Akademisi dari Universitas Islam Syekh Yusuf (UNIS), Adib Miftahul menilai, sikap Perum Bulog yang mengklaim transparansi terkait lelang impor beras terkesan mencurigakan dan mungkin dikendalikan oleh oligarki.
“Jangan-jangan ada upaya sistematis dan terstruktur yang dikendalikan oleh oligarki. Saya lebih sering menyebutnya mafia impor beras. Makanya, ini harus dikaji ulang, jangan-jangan ada mafia impor beras di dalam,” kata Adib kepada wartawan, Kamis (25/7/2024).

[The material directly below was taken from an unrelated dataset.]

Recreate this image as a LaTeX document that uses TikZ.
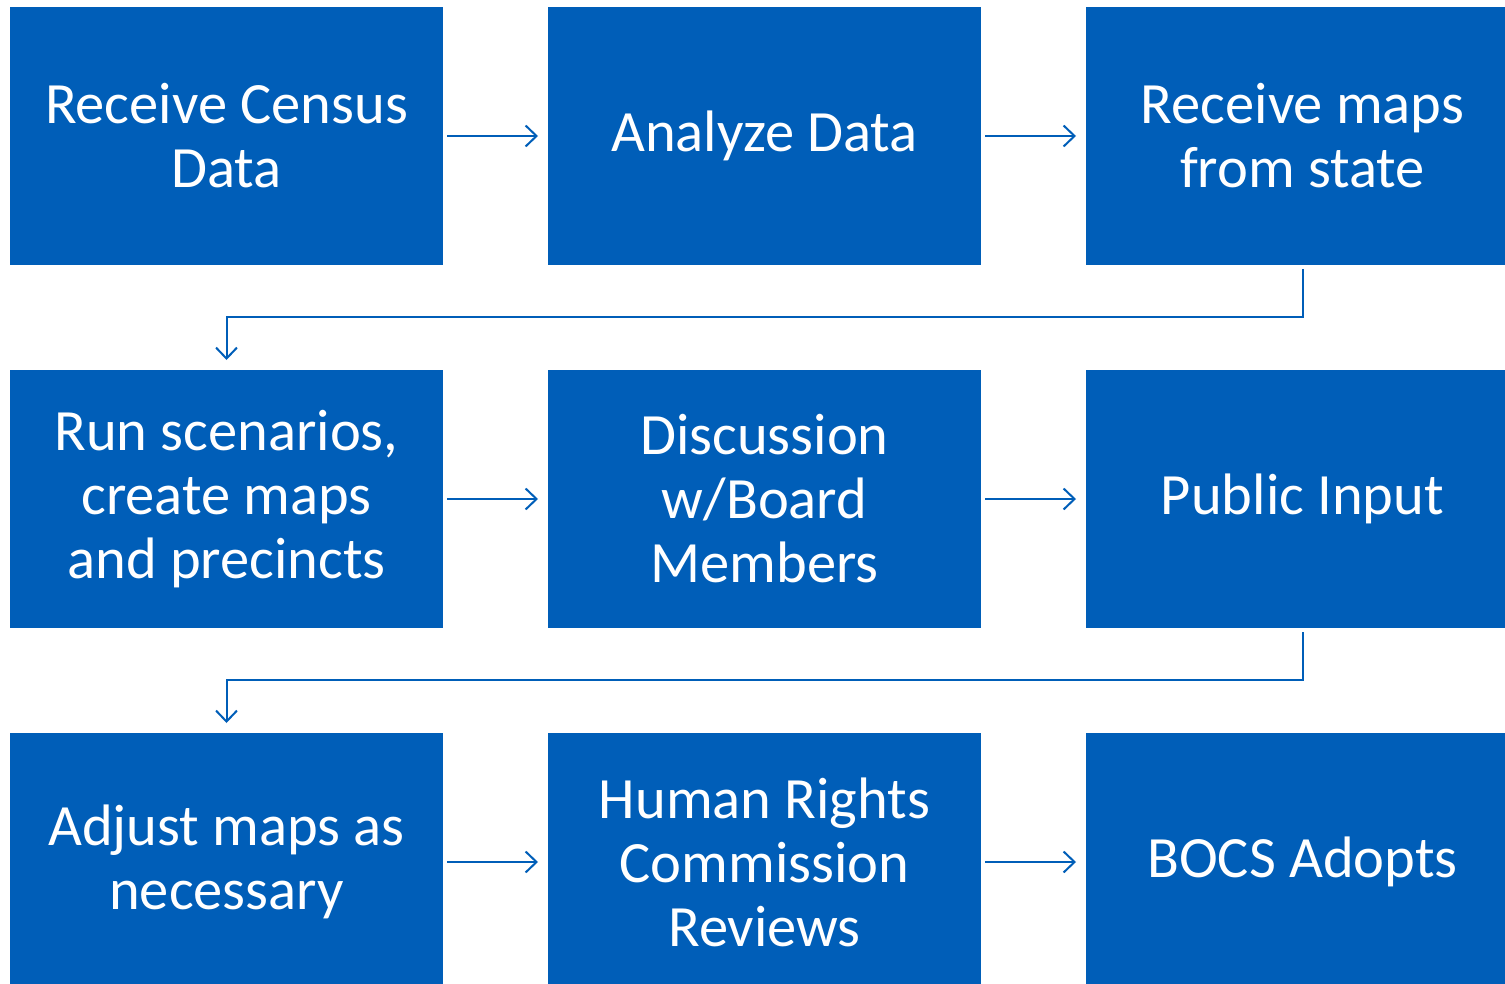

Adib juga mengkritik klaim transparansi dari Bulog, yang dinilai bertentangan dengan temuan Tim Review Kegiatan Pengadaan Beras Luar Negeri.
Ia menyampaikan, temuan tersebut menunjukkan bahwa dokumen impor beras tidak proper dan tidak lengkap, yang akhirnya menyebabkan biaya demurrage sebesar Rp294,5 miliar.
“Perlu melakukan pendalaman dan mengkaji ulang bagaimana sistem mekanisme impor beras ini. Sebab patut diduga ada sesuatu yang diatur untuk menarik keuntungan yang menyebabkan tata kelola berantakan,” lanjut Adib.
Adib juga menyoroti bahwa masalah impor beras selalu terjadi berulang kali, terutama saat musim panen petani.
“Hal ini menunjukkan bahwa tata kelola impor beras bermasalah,” pungkasnya.
Di sisi lain, Dirut Perum Bulog, Bayu Krisnamurthi, sebelumnya menjelaskan mekanisme lelang impor yang dijalankan untuk membantah isu penggelembungan harga impor beras.
Bayu menyebut, mekanisme lelang diawali dengan pengumuman terbuka bahwa Perum Bulog akan membeli sejumlah beras.
“Biasanya, peminat lelang yang mendaftar bisa mencapai 80 hingga 100 perusahaan. Namun, jumlah ini biasanya berkurang karena beberapa perusahaan mundur akibat persyaratan ketat,” ungkapnya.